Provide demo-triage sites for multiple versions
Goal
Provide demo sites for several recent versions. At time of writing, that would mean (say) 5.59-rc
, 5.58-stable
, 5.57
, 5.56
, and so on (perhaps going back 6-9 months).
Motivation
The current demo sites are often used to determine whether a bug is easy to reproduce. However, there is another common question when triaging a bug: When was the bug introduced? (This helps you determine the specific cause and helps to establish the priority for the bug.)
Even for somebody who has a local dev system and knows how to switch around builds, it usually takes 5+ minutes just to setup an environment for evaluating the bug on one specific version. For folks with fewer resources, it may take longer or be impossible.
Obstacle
The main reason we haven't done this is security -- if you run a 9 month old version, then the odds are that it has some known/published security vulnerabilities.
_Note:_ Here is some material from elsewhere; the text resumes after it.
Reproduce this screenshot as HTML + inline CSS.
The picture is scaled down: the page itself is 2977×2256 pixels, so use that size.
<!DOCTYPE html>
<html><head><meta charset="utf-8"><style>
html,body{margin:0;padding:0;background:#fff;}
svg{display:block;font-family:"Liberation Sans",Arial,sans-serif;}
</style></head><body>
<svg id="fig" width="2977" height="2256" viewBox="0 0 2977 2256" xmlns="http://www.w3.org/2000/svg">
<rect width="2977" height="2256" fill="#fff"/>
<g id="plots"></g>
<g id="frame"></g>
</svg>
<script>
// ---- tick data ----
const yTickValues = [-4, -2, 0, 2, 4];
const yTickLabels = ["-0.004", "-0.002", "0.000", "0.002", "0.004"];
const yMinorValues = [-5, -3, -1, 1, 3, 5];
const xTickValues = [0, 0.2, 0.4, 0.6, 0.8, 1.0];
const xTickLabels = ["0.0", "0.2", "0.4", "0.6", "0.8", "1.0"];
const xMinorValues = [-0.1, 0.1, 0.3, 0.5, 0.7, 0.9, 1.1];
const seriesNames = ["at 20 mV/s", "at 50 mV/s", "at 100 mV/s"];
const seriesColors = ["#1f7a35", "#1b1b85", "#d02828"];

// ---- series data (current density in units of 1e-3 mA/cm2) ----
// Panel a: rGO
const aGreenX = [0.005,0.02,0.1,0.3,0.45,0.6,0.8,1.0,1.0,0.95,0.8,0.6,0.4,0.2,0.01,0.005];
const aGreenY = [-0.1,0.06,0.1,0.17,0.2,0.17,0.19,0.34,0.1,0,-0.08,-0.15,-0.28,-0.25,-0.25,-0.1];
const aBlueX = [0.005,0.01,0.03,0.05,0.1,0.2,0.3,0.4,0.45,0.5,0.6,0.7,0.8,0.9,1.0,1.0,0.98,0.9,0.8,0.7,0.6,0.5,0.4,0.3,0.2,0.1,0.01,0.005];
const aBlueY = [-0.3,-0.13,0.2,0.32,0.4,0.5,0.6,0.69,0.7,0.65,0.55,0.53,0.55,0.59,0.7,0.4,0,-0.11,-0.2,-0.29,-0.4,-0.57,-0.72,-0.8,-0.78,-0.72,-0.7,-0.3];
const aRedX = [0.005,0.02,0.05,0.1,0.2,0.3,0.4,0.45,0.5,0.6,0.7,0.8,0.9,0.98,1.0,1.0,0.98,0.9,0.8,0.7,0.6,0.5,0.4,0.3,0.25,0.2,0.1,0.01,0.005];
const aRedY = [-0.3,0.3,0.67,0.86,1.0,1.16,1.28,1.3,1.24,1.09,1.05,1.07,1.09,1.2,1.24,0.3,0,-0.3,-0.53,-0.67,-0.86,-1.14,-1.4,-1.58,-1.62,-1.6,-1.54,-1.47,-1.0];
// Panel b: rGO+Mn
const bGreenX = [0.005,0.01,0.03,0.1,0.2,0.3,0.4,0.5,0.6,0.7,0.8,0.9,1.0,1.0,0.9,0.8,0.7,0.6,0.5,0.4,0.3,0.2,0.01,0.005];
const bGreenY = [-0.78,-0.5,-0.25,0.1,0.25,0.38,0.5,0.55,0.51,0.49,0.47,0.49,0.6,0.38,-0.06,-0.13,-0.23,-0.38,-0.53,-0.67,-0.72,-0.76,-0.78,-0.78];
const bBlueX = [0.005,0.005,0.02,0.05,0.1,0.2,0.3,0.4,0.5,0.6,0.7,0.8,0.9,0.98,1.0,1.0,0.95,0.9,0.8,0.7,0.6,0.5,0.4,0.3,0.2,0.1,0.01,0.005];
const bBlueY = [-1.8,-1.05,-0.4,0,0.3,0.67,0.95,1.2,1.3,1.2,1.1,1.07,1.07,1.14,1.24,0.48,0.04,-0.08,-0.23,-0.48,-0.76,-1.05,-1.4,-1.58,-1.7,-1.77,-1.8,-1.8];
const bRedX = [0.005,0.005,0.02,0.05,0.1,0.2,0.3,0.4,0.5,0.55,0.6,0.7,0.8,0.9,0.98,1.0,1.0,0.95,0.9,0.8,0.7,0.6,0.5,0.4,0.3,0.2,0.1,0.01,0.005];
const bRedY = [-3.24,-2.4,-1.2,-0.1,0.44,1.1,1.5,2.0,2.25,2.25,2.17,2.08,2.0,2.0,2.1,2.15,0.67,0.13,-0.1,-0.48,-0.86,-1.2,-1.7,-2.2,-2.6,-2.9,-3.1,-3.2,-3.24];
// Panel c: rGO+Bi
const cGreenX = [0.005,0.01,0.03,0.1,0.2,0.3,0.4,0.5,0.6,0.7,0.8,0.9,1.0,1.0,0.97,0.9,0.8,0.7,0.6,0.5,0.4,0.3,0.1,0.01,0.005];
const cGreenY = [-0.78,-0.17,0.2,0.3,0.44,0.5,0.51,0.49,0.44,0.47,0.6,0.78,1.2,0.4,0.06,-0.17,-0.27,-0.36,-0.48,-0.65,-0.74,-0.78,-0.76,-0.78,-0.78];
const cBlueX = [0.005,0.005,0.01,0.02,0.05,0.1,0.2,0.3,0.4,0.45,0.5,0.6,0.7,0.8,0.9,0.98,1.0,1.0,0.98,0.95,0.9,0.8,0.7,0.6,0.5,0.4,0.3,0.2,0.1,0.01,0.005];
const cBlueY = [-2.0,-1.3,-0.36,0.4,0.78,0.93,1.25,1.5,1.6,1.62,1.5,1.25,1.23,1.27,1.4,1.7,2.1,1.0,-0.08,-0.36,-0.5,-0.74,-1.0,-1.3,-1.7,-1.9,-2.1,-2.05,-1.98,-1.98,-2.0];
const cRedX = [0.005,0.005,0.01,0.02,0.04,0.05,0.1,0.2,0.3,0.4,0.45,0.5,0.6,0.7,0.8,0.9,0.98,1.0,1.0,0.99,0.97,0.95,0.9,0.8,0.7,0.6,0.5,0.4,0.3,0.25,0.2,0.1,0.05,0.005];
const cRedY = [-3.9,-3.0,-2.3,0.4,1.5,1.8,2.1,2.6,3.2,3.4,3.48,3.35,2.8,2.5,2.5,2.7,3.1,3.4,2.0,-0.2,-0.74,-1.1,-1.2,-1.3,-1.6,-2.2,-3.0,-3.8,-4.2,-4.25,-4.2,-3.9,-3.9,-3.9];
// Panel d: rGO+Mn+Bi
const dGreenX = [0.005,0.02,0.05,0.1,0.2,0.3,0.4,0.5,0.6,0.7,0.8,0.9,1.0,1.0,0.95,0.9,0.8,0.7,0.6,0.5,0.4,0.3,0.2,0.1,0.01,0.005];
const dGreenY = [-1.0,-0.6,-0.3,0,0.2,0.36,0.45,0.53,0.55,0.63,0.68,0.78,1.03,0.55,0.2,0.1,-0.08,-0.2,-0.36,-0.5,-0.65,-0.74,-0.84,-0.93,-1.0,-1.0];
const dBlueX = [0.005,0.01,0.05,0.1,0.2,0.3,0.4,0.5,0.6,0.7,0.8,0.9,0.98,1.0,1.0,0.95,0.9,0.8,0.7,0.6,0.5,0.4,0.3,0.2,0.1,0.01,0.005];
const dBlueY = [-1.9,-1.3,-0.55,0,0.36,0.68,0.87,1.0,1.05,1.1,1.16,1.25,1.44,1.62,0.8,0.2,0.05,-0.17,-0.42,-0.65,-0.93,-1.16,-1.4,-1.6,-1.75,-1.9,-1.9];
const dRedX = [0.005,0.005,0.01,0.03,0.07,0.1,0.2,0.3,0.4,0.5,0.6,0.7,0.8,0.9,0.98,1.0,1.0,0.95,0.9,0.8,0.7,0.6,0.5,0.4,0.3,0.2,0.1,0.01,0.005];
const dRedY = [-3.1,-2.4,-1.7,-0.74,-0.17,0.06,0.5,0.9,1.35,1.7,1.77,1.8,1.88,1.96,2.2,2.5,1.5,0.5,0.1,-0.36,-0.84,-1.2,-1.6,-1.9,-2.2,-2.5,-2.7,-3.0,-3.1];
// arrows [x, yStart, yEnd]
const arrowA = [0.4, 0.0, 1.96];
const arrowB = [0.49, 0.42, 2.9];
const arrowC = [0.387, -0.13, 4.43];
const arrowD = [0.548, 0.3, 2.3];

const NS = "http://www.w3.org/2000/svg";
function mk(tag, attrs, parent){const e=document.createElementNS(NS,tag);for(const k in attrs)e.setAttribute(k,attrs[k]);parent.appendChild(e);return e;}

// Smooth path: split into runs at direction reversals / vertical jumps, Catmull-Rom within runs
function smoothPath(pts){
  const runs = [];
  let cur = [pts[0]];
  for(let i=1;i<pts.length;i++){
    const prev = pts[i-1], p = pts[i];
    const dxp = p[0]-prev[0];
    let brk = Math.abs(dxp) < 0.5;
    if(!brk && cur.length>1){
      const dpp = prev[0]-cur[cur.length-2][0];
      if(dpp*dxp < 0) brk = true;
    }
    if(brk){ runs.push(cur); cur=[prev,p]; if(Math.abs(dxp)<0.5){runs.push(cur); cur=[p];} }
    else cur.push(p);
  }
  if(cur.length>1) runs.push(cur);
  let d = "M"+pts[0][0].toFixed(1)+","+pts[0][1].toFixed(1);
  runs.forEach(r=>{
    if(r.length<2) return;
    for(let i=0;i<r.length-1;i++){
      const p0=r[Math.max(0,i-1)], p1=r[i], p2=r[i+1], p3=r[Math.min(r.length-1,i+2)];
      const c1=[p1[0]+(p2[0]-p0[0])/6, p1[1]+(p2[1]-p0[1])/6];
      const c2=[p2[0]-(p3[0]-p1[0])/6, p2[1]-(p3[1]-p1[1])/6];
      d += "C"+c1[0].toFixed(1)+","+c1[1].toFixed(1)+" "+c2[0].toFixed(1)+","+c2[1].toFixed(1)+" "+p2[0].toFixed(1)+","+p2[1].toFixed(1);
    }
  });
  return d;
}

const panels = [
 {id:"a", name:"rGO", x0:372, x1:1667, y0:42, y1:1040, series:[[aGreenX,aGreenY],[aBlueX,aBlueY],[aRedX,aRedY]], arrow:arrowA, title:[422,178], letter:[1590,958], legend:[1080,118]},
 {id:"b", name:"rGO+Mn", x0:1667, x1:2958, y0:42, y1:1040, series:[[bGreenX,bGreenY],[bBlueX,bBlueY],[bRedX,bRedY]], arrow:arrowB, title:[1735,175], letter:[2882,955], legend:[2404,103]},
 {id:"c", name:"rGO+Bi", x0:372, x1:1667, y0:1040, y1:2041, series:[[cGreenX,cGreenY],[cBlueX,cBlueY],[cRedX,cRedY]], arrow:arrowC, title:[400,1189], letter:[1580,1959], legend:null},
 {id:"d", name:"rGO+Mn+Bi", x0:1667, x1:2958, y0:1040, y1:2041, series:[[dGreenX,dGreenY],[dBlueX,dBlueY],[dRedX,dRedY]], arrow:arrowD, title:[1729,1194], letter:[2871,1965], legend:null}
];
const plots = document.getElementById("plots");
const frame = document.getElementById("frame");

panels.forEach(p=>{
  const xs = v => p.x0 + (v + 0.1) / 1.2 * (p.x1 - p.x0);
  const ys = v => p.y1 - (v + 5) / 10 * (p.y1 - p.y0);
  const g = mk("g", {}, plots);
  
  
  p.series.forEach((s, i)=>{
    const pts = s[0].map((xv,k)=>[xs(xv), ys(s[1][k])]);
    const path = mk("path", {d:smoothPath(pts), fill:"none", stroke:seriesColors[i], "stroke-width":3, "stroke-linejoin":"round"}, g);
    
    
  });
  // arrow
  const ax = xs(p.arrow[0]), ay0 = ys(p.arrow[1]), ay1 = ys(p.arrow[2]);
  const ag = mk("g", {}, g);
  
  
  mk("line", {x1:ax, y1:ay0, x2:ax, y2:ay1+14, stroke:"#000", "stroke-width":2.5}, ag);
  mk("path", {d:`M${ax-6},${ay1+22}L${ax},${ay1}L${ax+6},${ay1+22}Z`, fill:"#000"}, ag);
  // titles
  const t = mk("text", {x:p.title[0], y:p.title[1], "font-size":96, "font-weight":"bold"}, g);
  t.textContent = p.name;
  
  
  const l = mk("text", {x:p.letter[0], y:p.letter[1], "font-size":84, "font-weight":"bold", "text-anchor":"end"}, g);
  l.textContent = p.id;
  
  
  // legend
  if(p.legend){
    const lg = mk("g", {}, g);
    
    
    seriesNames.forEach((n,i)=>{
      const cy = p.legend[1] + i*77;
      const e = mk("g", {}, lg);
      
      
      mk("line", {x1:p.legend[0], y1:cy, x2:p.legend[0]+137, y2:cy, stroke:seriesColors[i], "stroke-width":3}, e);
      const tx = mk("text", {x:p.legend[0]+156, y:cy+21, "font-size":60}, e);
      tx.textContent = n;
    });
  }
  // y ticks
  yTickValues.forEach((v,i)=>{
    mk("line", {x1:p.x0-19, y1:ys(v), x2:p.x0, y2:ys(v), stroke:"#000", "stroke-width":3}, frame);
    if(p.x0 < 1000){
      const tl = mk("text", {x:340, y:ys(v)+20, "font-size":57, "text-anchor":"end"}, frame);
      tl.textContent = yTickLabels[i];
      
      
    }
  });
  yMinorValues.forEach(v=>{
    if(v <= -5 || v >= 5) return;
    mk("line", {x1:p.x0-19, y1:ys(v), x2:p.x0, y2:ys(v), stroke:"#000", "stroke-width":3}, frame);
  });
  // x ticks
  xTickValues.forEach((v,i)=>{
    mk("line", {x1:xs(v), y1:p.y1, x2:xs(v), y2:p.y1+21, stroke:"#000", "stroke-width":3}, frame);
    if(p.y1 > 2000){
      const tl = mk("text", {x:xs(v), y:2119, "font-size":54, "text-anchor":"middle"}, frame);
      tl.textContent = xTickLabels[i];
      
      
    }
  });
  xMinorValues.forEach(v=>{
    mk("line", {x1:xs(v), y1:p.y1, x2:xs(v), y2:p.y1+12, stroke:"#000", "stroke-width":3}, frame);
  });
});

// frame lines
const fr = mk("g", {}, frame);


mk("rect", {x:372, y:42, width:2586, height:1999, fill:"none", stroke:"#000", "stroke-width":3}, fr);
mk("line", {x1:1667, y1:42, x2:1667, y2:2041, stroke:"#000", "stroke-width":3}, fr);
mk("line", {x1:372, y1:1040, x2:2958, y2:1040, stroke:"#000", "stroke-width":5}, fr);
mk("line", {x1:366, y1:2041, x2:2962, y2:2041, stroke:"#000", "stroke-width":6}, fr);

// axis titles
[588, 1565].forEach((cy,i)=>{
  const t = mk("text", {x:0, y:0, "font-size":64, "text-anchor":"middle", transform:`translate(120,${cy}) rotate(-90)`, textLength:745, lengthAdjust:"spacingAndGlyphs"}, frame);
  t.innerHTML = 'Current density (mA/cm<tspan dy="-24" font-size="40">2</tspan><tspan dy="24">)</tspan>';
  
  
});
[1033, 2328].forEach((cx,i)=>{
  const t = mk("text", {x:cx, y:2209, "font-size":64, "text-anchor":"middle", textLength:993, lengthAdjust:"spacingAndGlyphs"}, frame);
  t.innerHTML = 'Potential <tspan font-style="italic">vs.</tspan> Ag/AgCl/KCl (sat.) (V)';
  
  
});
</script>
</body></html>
Of course, I don't think we should worry that Civi contributors will abuse such sites. The problem is about creating an easy target for bots and scriptkids.
We want to find a simple way to facilitate triage while keeping out the riffraff.
Brainstorming Solutions (Dislike)
- HTTP Basic (Static/Shared): If it leaks to the riffraff, then it's easy to abuse. Changing is a problem for anyone who uses the system. Also, it obfuscates testing of Civi-CMS functionality that involves HTTP Basic.
-
HTTP Basic (LDAP/civicrm.org): I don't think we should submit real
civicrm.org
credentials directly to a hackable box. Also, it obfuscates testing of Civi-CMS functionality that involves HTTP Basic. - Port Knocking: Same leakage problem as "HTTP Basic (Static/Shared)". Also, fairly obscure.
Brainstorming Solutions (Like)
-
OpenID Connect: If you try to access an older demo site, it redirects to a web-page that shows a warning and does some kind of identity check (e.g.
civicrm.org
account orgithub.com
account orcontributer-key.yml
entry). Then it redirects back and sets a cookie. (The access cookie should be separate from the one usually used by PHP/CMS/Civi.)- Good: No special setup on the user's workstation. Just a redirect in the web-browser.
-
Bad: Only works well in web-browser. Using
curl
,mysql
, etc is annoying.
-
Private Network: Put older demos on a private network. Connect through some kind of VPN (e.g. "IKEv2", "OpenVPN") or mesh overlay (e.g. "Tailscale", "Nebula").
- Good: Works with most tools+protocols (browser, curl, mailcatcher, mysql, etc)
- Bad: Requires special setup on workstation. Public wifi (cafe/library/train/etc) may block access.